*  Exported from  MasterCook  *

                        RIGATONI ALLA CARBONARA

Recipe By     :
Serving Size  : 4    Preparation Time :0:00
Categories    : Pasta                            Italian

 Amount  Measure       Ingredient -- Preparation Method
--------  ------------  --------------------------------
  3       oz           Pancetta
    1/4   c            Chopped onion
  1       sm           Dried red chile
  3       tb           Butter
  3       tb           Olive oil
  4                    Eggs
    1/2   c            Grated Parmesan cheese
    1/2   c            Grated pecorino
  1       tb           Salt
    1/2   ts           Salt
                       Freshly ground black pepper
  1       tb           Chopped parsley
  1       lb           Imported Italian spaghetti

 FINELY DICE THE PANCETTA and saute it gently with the
 onion and chile in the butter and olive oil until
 pancetta is rendered and the onion soft, about 10
 minutes.
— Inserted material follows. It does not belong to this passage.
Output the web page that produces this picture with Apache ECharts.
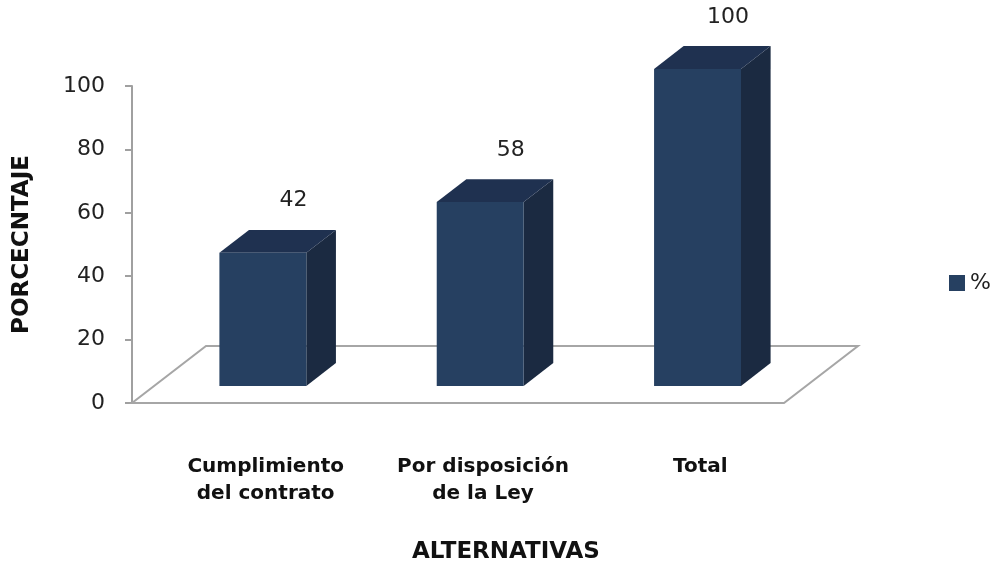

Discard chile. Beat the eggs with the 2
 cheeses, 1/2 teaspoon salt, several grindings of black
 pepper and the parsley. Bring 4-to-5 quarts of water
 to the boil. Add 1 tablespoon salt and put in the
 pasta. When pasta is still slightly underdone, drain
 it and add it to the pan with the pancetta. Over low
 heat, toss thoroughly to coat the pasta with the oil
 and butter. Off heat, stir in the egg-cheese mixture
 and toss vigorously. Serve at once.